Most New York State grape labels featured a lake in the title or background.
Most label collectors in the Pacific Northwest are familiar with California grape labels and may even have some in their collections. They are generally colorful, plentiful, and inexpensive to acquire. However, very few of these collectors also know about, much less own, New York State grape basket and box labels—even though some of these labels rank with the most beautiful of any of the grape labels printed anywhere. Most eastern United States grapes were grown in the western part of New York State in two general areas.
The first region is a narrow "grape belt" (no more than five miles wide) that starts just south of Buffalo and runs parallel to Lake Erie in a southwesterly direction to the outskirts of Erie, Pennsylvania. The second region comprises the lands where vineyards were planted in the mid-1800s around the Finger Lakes. The first of these Finger Lakes vines were cultivated in the vicinity of Lake Keuka, but, as time passed the vineyards spread east to the shores of Lake Seneca and west to Lake Canandaigua and then Lake Chautauqua at the extreme western edge of New York State. Over the years, the four primary grape varieties grown commercially have been Concord, Niagara, Delaware, and Catawba.
Most types of New York grapes were packed in a wooden tublike basket with a thin wood slat top on which a label was placed for identification and advertising.

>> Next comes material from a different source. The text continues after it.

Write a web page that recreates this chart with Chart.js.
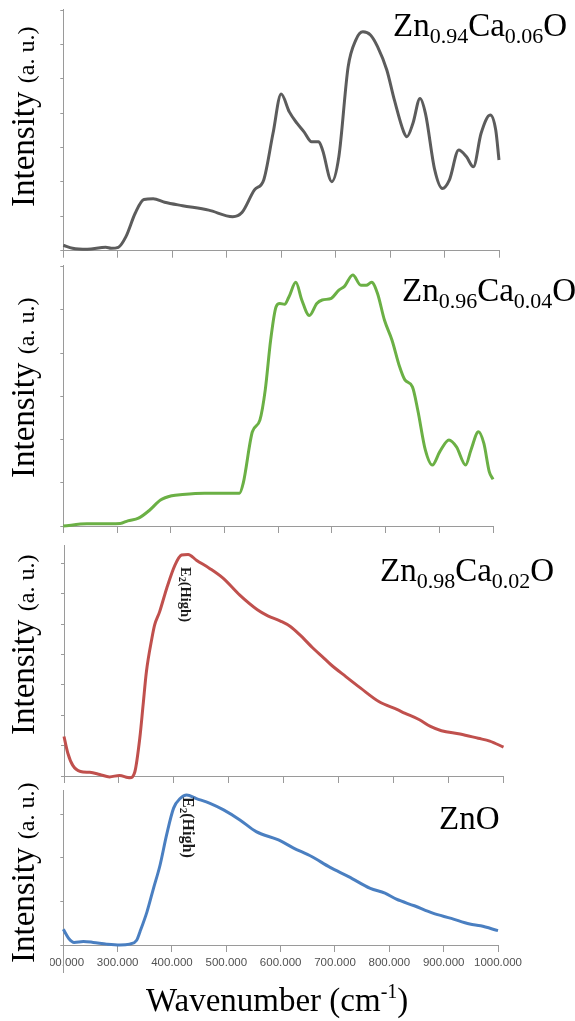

Although the wooden top had rounded corners, the label had an elongated octagonal shape, generally four inches by eight inches to five inches by ten inches in size.
In the far western New York regions around Lake Chautauqua, a rectangular basket or box was used; this was a smaller container for the grapes and required a smaller label that measured only about four inches by six inches. They were in use for about 50 years, from the 1890s into the 1940s, and the most attractive were those that were stone-lithographed.
One of the more interesting features of the New York State grape labels is the fact that since all the cultivation took place near a lake, most designs feature at least one lake printed in the title or pictured in the background. This characteristic is also due to tourism promotion efforts to attract vacationers to the resorts, playgrounds, beaches, and natural wonders that are part of the Finger Lakes’ appeal. Most were printed by the local regional newspaper, the Penn Yan Chronicle, which is still in business today.